Выбрать главу

Но еще одно имеет смысл отметить здесь. «Новая Песнь о Вёльсунгах» подчеркнуто, вызывающе мифологична. Характерно, что даже родной народ Вёльсунгов (франки) не назван ни разу. Драконоборец, жених валькирии Брюнхильд, Сигурд действует в мире мифа и вступает на пространство истории, лишь попав к бургундскому королевскому двору. Эта встреча и рисуется как встреча мифа и истории — принц Гуннар поет Сигурду о гуннском нашествии и своих подвигах в войне с гуннами, Сигурд же ему о победе над драконом. И встреча эта кончается трагично — Сигурд и Брюнхильд гибнут, погубив друг друга именно благодаря этому «реальному» (для древнего германца) миру. Во второй поэме миф развертывается в историю. «Песнь о Гудрун» столь же подчеркнуто исторична, как предыдущая мифологична. Толкин намеренно насыщает ее историческими сведениями об эпохе Великого переселения народов, заимствованными не только из германского эпоса, но и отчасти, неброско из латинских хроник. Толкин удалил также финальные песни Эдды, которые представляли собой очевидное искусственное смешение бургундского и готского эпических циклов. Сверхъестественное в этой поэме ограничено тем, что составляло для древнего германца обыденную реальность, — колдовство, дурные предзнаменования. Боги не действуют даже косвенно, в отличие от «Вёльсунгов», где Один — незримый, а то и вполне зримый «режиссёр» всего действия.

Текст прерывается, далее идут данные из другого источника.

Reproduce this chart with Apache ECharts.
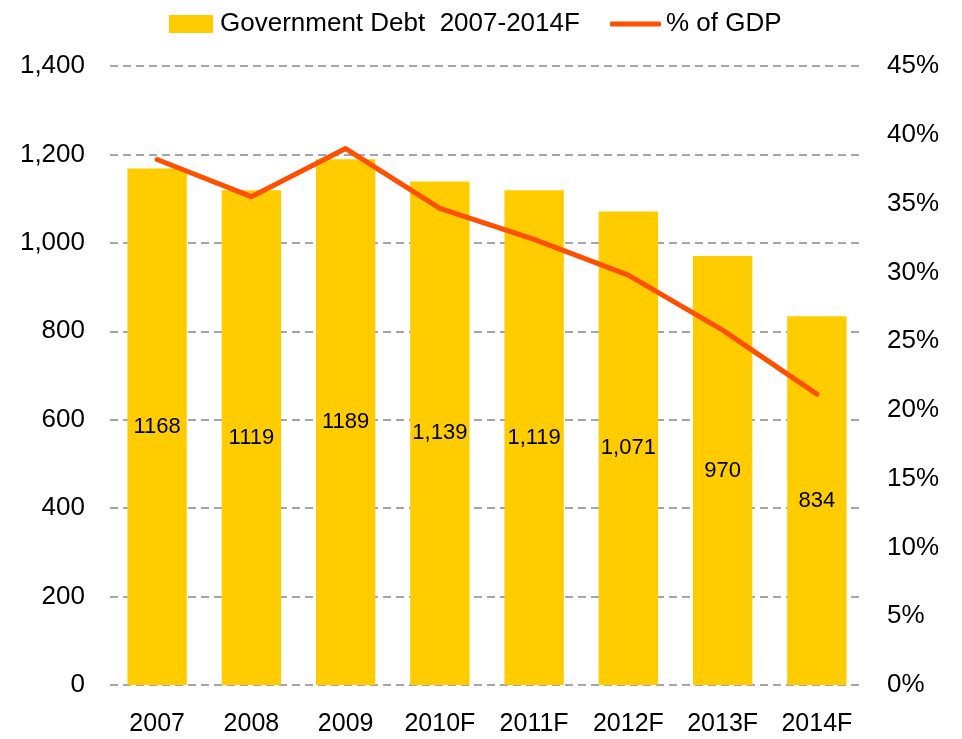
<!DOCTYPE html>
<html><head><meta charset="utf-8">
<script src="https://cdn.jsdelivr.net/npm/echarts@6/dist/echarts.min.js"></script>
<style>html,body{margin:0;padding:0;background:#fff}#c{width:962px;height:739px}</style>
</head><body><div id="c"></div>
<script>
const categories = ['2007','2008','2009','2010F','2011F','2012F','2013F','2014F'];
const debtValues = [1168,1119,1189,1139,1119,1071,970,834];
const debtLabels = ['1168','1119','1189','1,139','1,119','1,071','970','834'];
const gdpPercent = [38.2,35.5,39.0,34.65,32.4,29.8,25.8,21.15];
const leftTicks = {min:0,max:1400,interval:200};
const rightTicks = {min:0,max:45,interval:5};

const FONT = '"Liberation Sans", Arial, sans-serif';
const chart = echarts.init(document.getElementById('c'));
chart.setOption({
  animation:false,
  textStyle:{fontFamily:FONT},
  legend:[
    {data:[{name:'Government Debt  2007-2014F',icon:'rect'}],left:164,top:6,itemWidth:44,itemHeight:18,itemGap:5,
     textStyle:{fontSize:26,color:'#000',fontFamily:FONT,padding:[0,0,0,2]}},
    {data:[{name:'% of GDP',icon:'roundRect'}],left:605,top:6,itemWidth:51,itemHeight:5,itemGap:5,
     textStyle:{fontSize:26,color:'#000',fontFamily:FONT}}
  ],
  grid:{left:110,right:98,top:66,bottom:54,containLabel:false},
  xAxis:{type:'category',data:categories,
    axisLine:{show:false},axisTick:{show:false},
    axisLabel:{interval:0,fontSize:25,color:'#000',margin:27,fontFamily:FONT}},
  yAxis:[
    {type:'value',min:leftTicks.min,max:leftTicks.max,interval:leftTicks.interval,
     axisLine:{show:false},axisTick:{show:false},
     axisLabel:{fontSize:26,color:'#000',margin:25,fontFamily:FONT,
       formatter:v=>v.toLocaleString('en-US')},
     splitLine:{lineStyle:{color:'#888',type:[8,5],width:1.5}}},
    {type:'value',min:rightTicks.min,max:rightTicks.max,interval:rightTicks.interval,
     axisLine:{show:false},axisTick:{show:false},splitLine:{show:false},
     axisLabel:{fontSize:26,color:'#000',margin:23,fontFamily:FONT,formatter:'{value}%'}}
  ],
  series:[
    {name:'Government Debt  2007-2014F',type:'bar',data:debtValues,barCategoryGap:'37%',
     itemStyle:{color:'#FFCC00'},
     label:{show:true,position:'inside',color:'#000',fontSize:22,fontFamily:FONT,
       formatter:p=>debtLabels[p.dataIndex]}},
    {name:'% of GDP',type:'line',yAxisIndex:1,data:gdpPercent,showSymbol:false,symbol:'none',
     lineStyle:{color:'#FF5000',width:5,cap:'round',join:'round'},itemStyle:{color:'#FF5000'}}
  ]
});
</script></body></html>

«Легенда» позволяет проанализировать, как именно древние эпические сюжеты использовались Толкином для создания «Легендариума». Древний эпос, «Котёл волшебных историй», служил для Толкина собранием ингредиентов, которое можно было использовать для создания новой целостности. Отработанные им в «Легенде» отдельные мотивы мы затем встречаем (иногда даже в текстуально близком виде) на страницах разных произведений, вплоть до «Властелина Колец».

Конечно же, в первую очередь именно Кольцо. Сам Толкин не без раздражения отзывался о попытках сопоставить Кольцо Всевластия с кольцом Нибелунгов. «У них есть кое-что общее — оба кольца круглые». Раздражение, впрочем, адресовалось не столько самой легенде о золоте Рейна — её, как мы видим, Толкин весьма почитал, — сколько её известнейшей художественной интерпретации, «Кольцу Нибелунга» Р. Вагнера. К. Толкин отметил, что Вагнер, в отличие от его отца в «Легенде», не столько продолжал и развивал древнюю традицию, сколько использовал ее как материал для собственного творчества. Дж. Р. Р. Толкин с готовностью делал это в своем «вторичном мире», но когда перелагал сами древние легенды, то делал это бережно, создавая лишь новые версии, но не новые легенды. Кроме того, религиозные манифестации Вагнера могли не прийтись по душе Толкину, предпочитавшему более прикровенный путь подачи религиозных истин в «волшебной истории»: «Миф и волшебная история должны, как всякое искусство, отражать и содержать в смешении элементы моральной и религиозной истины (или заблуждения), но не определенно, не в известной форме первичного «реального» мира». Сказано, правда, вне связи с Вагнером об артуровских легендах (к которым немецкий романтик, как известно, также приложил руку). Это не говоря уже о сложном, мягко говоря, отношении Толкина к протестантизму, возвысить который своим творчеством стремился великий композитор.

Однако в стороне от всего этого кольцо Андвари — это всё-таки «предок» по крайней мере кольца из «Хоббита», писавшегося спустя всего один-два года, и сам гном-оборотень Андвари, вынужденный уступить свою драгоценность, но проклинающий грабителя Локи, — не может не вызвать ассоциаций с Голлумом. И не то ли обстоятельство, что кольцо достается Одину (коего Толкин именовал в эссе «О волшебных историях» Некромантом), а потом утрачивается им, чтобы в итоге перейти к герою, отдаленно навело Толкина на мысль о Кольце Бильбо как утраченной собственности Некроманта-Саурона, мысль, из которой появился «Властелин Колец»?

Меч героя, расколотый в его последней битве, но перекованный для его наследника, — меч Арагорна? Но и родовой меч Сигмунда, перекованный для Сигурда, меч, с которым он побеждает Дракона. И это же — роковой, едва не проклятый меч, ибо дан Сигмунду Одином, чтобы подвести ожидаемого в Валльхалле героя в последней схватке. Здесь уже эхо Турина — и проклятый меч Турина ломается в сказании о нем после того, как герой бросается на него.